Opinião

Israel e sua torre de erros

Editorial do Estadão
O falecido chanceler israelense Abba Eban costumava dizer nos anos 1970 que "os árabes não perdem oportunidade de perder oportunidade". Ele ironizava a recusa dos palestinos a aceitar a existência de Israel (o que viriam a fazer em 1993) e chegar a um acordo com o Estado judeu em condições que, no entender do diplomata, seriam incomparavelmente melhores para eles do que as do confronto. Hoje se vê que, por motivos insondáveis para a racionalidade política e a própria defesa eficaz do seu interesse nacional, Israel tomou dos palestinos o papel de perdedor contumaz de oportunidades.

Qualquer que pudesse ser a ameaça representada pelo Mavi Marmara, a nau capitânia de bandeira turca da flotilha organizada para desafiar o bloqueio de Gaza - e ainda que incluísse um grupo de extremistas entre os seus mais de 500 passageiros -, a eliminação à queima-roupa de 9 ativistas turcos pelos comandos recebidos a bastonadas a bordo foi uma agressão autoinfligida. Ou, nas palavras do primeiro-ministro turco Recep Tayyip Erdogan, um "erro histórico". Perplexa, a Turquia se pergunta como pode Israel afrontar o seu único aliado no mundo muçulmano, com o qual mantinha relações econômicas e militares estreitas, mesmo no atual governo de inclinação islâmica.

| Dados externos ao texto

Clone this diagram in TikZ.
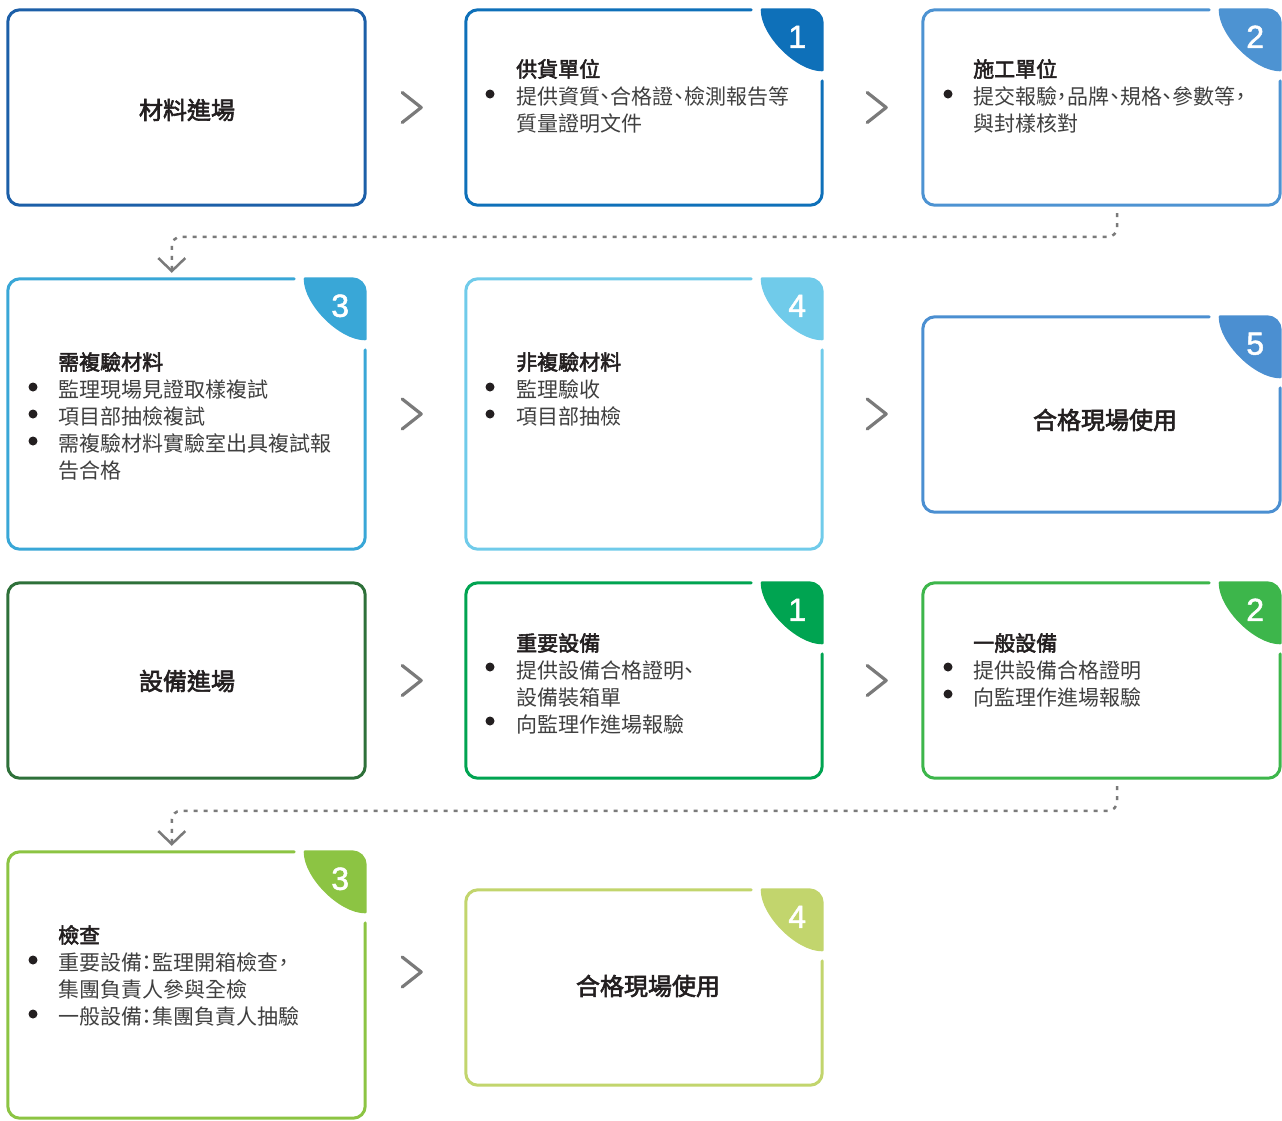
\documentclass[tikz,border=0pt]{standalone}
\usepackage{fontspec}
\setmainfont{Noto Sans CJK TC}[RawFeature={+palt}]
\newfontfamily\medfont{Noto Sans CJK TC}[RawFeature={+palt}, FakeBold=2.5]
\newfontfamily\numfont{Liberation Sans}[FakeBold=1.5]
\usetikzlibrary{calc,fit,arrows.meta}
\definecolor{cA1}{HTML}{1C5FA8}
\definecolor{cA2}{HTML}{0E70B9}
\definecolor{cA3}{HTML}{4D93D2}
\definecolor{cB1}{HTML}{39A7D7}
\definecolor{cB2}{HTML}{70CBEA}
\definecolor{cB3}{HTML}{4B8FD1}
\definecolor{cC1}{HTML}{2E7039}
\definecolor{cC2}{HTML}{00A451}
\definecolor{cC3}{HTML}{3DB64B}
\definecolor{cD1}{HTML}{8CC443}
\definecolor{cD2}{HTML}{C2D56D}
\definecolor{titlecol}{HTML}{231F20}
\definecolor{bodycol}{HTML}{404040}
\definecolor{bulcol}{HTML}{231F20}
\definecolor{arrowgray}{HTML}{7A7A7A}
\newcommand\mkcard[5]{% name, x0, y0, x1, y1
  \coordinate (#1-nw) at (#2,#3);
  \coordinate (#1-se) at (#4,#5);
  \node[fit=(#1-nw)(#1-se), inner sep=0pt] (#1) {};}
\newcommand\plaincard[2]{% name, colour
  \draw[cardline, draw=#2, rounded corners=12pt] (#1.north west) rectangle (#1.south east);}
\newcommand\badgecard[3]{% name, colour, number
  \draw[cardline, draw=#2, rounded corners=12pt]
    ($(#1.north east)+(-71,0)$) -- (#1.north west) -- (#1.south west)
    -- (#1.south east) -- ($(#1.north east)+(0,71)$);
  \filldraw[fill=#2, draw=#2, line width=3pt, line join=round]
    ($(#1.north east)+(-60,0)$) -- ($(#1.north east)+(-13,0)$)
    arc[start angle=270, end angle=360, radius=13]
    -- ($(#1.north east)+(0,60)$)
    .. controls ($(#1.north east)+(-25,60)$) and ($(#1.north east)+(-60,25)$) .. ($(#1.north east)+(-60,0)$) -- cycle;
  \node[badgenum] (#1-num) at ($(#1.north east)+(-25,27)$) {#3};}
\newcommand\chev[3]{% anchor, dx, dy
  \draw[chevline] ($(#1)+(#2,#3-15)$) -- ($(#1)+(#2+19,#3)$) -- ($(#1)+(#2,#3+15)$);}
\begin{document}
\begin{tikzpicture}[x=1pt,y=-1pt,
  cardline/.style={line width=3pt, line cap=round},
  ttl/.style={anchor=base west, inner sep=0pt, font=\fontsize{21}{27}\selectfont\medfont, text=titlecol},
  bod/.style={anchor=base west, inner sep=0pt, font=\fontsize{21}{27}\selectfont, text=bodycol},
  ctr/.style={inner sep=0pt, font=\fontsize{24}{28}\selectfont\medfont, text=titlecol},
  badgenum/.style={inner sep=0pt, text=white, font=\numfont\fontsize{32}{32}\selectfont},
  chevline/.style={line width=3.2pt, draw=arrowgray, line cap=round, line join=round},
  dotline/.style={line width=2.5pt, draw=arrowgray, dash pattern=on 4pt off 6pt, rounded corners=9pt,
    -{Straight Barb[length=13pt,width=27pt]}},
  bul/.style={fill=bulcol}]
\fill[white] (0,0) rectangle (1282,1120);
\useasboundingbox (0,0) rectangle (1282,1120);

% ---------- cards ----------
\mkcard{a1}{8}{10}{365}{205}
\mkcard{a2}{466}{10}{822}{205}
\mkcard{a3}{923}{10}{1280}{205}
\mkcard{b1}{8}{279}{365}{549}
\mkcard{b2}{466}{279}{822}{549}
\mkcard{b3}{923}{317}{1280}{512}
\mkcard{c1}{8}{583}{365}{778}
\mkcard{c2}{466}{583}{822}{778}
\mkcard{c3}{923}{583}{1280}{778}
\mkcard{d1}{8}{852}{365}{1118}
\mkcard{d2}{466}{890}{822}{1085}

\plaincard{a1}{cA1}
\badgecard{a2}{cA2}{1}
\badgecard{a3}{cA3}{2}
\badgecard{b1}{cB1}{3}
\badgecard{b2}{cB2}{4}
\badgecard{b3}{cB3}{5}
\plaincard{c1}{cC1}
\badgecard{c2}{cC2}{1}
\badgecard{c3}{cC3}{2}
\badgecard{d1}{cD1}{3}
\badgecard{d2}{cD2}{4}

% ---------- chevrons between cards ----------
\chev{a1.east}{37}{0}
\chev{a2.east}{45}{0}
\chev{b1.east}{37}{0}
\chev{b2.east}{45}{0}
\chev{c1.east}{37}{0}
\chev{c2.east}{45}{0}
\chev{d1.east}{37}{-13}

% ---------- dotted connectors ----------
\coordinate (ab-s) at ($(a3.south)+(15.5,8)$);
\coordinate (ab-e) at ($(b1.north west)+(164,-6)$);
\draw[dotline] (ab-s) |- ($(ab-e)+(0,-36)$) -- (ab-e);
\coordinate (cd-s) at ($(c3.south)+(15.5,8)$);
\coordinate (cd-e) at ($(d1.north west)+(164,-6)$);
\draw[dotline] (cd-s) |- ($(cd-e)+(0,-35)$) -- (cd-e);

% ---------- texts ----------
\node[ctr] (a1t) at (187,110) {材料進場};

\node[ttl] (a2t0) at (516,77) {供貨單位};
\fill[bul] (490,94) circle (4.5pt);
\node[bod] (a2t1) at (516,104) {提供資質、合格證、檢測報告等};
\node[bod] (a2t2) at (516,131) {質量證明文件};

\node[ttl] (a3t0) at (973,77) {施工單位};
\fill[bul] (948,94) circle (4.5pt);
\node[bod] (a3t1) at (973,104) {提交報驗，品牌、規格、參數等，};
\node[bod] (a3t2) at (973,131) {與封樣核對};

\node[ttl] (b1t0) at (58,370) {需複驗材料};
\fill[bul] (33,387) circle (4.5pt);
\node[bod] (b1t1) at (58,397) {監理現場見證取樣複試};
\fill[bul] (33,414) circle (4.5pt);
\node[bod] (b1t2) at (58,424) {項目部抽檢複試};
\fill[bul] (33,441) circle (4.5pt);
\node[bod] (b1t3) at (58,451) {需複驗材料實驗室出具複試報};
\node[bod] (b1t4) at (58,478) {告合格};

\node[ttl] (b2t0) at (516,370) {非複驗材料};
\fill[bul] (490,387) circle (4.5pt);
\node[bod] (b2t1) at (516,397) {監理驗收};
\fill[bul] (490,414) circle (4.5pt);
\node[bod] (b2t2) at (516,424) {項目部抽檢};

\node[ctr] (b3t) at (1105,420) {合格現場使用};

\node[ctr] (c1t) at (187,681) {設備進場};

\node[ttl] (c2t0) at (516,651) {重要設備};
\fill[bul] (490,667) circle (4.5pt);
\node[bod] (c2t1) at (516,678) {提供設備合格證明、};
\node[bod] (c2t2) at (516,705) {設備裝箱單};
\fill[bul] (490,721) circle (4.5pt);
\node[bod] (c2t3) at (516,732) {向監理作進場報驗};

\node[ttl] (c3t0) at (973,651) {一般設備};
\fill[bul] (948,667) circle (4.5pt);
\node[bod] (c3t1) at (973,678) {提供設備合格證明};
\fill[bul] (948,694) circle (4.5pt);
\node[bod] (c3t2) at (973,705) {向監理作進場報驗};

\node[ttl] (d1t0) at (58,943) {檢查};
\fill[bul] (33,960) circle (4.5pt);
\node[bod] (d1t1) at (58,970) {重要設備：監理開箱檢查，};
\node[bod] (d1t2) at (58,997) {集團負責人參與全檢};
\fill[bul] (33,1014) circle (4.5pt);
\node[bod] (d1t3) at (58,1024) {一般設備：集團負責人抽驗};

\node[ctr] (d2t) at (648,986) {合格現場使用};
\end{tikzpicture}
\end{document}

Além disso, a Turquia, secular, membro da OTAN, candidata à União Europeia e potência regional, dera a Israel a oportunidade de se aproximar por seu intermédio da Síria, com a qual está tecnicamente em guerra desde 1967. Com a brutal invasão da Faixa de Gaza, controlada pelo Hamas, e agora, com o ataque ao Marmara, Jerusalém promoveu Ancara a porta-bandeira da causa palestina. Mas o rompimento da melhor aliança a que Israel poderia aspirar na área parece pouco. Como se a uma oportunidade perdida se devesse seguir a perda da oportunidade de reparar a anterior, o primeiro-ministro Binyamin Netanyahu indicou que rejeitará uma investigação internacional sobre a tragédia da semana passada.

O secretário-geral da ONU, Ban Ki-moon, propôs a Israel que integrasse, com os Estados Unidos e a Turquia, uma comissão de inquérito a ser presidida pelo ex-primeiro-ministro da Nova Zelândia sir Geoffrey Palmer. De bate-pronto, o embaixador israelense em Washington, Michael Oren, descartou a oferta. É "admissão de culpa", acusou a Turquia. Em Jerusalém, Netanyahu falou em "considerar o assunto cuidadosamente e de cabeça fria". Se o fizer, verá que esse é o menor dos males. O que Israel quer - e exibe como uma concessão - é uma apuração interna com a participação de convidados estrangeiros, do tipo do painel criado pela Coreia do Sul para esclarecer o afundamento de uma corveta por um torpedo norte-coreano.

A analogia é tão absurda como Israel acusar de entrada ilegal em seu território os passageiros dos navios da Frota da Liberdade rebocados para o país. A Coreia do Sul investigava a do Norte - não a si mesma. O pior é o precedente que expõe a política de avestruz dos israelenses. Em 2009, a Comissão de Direitos Humanos da ONU decidiu investigar a invasão de Gaza. Israel se recusou a cooperar. O inquérito, presidido pelo juiz sul-africano de origem judaica, Richard Goldstone, concluiu que tanto os invasores como o Hamas cometeram crimes de guerra. (Há pouco, um jornal israelense teve a torpeza de lembrar que, no tempo do apartheid, Goldstone condenou à forca 28 militantes negros.)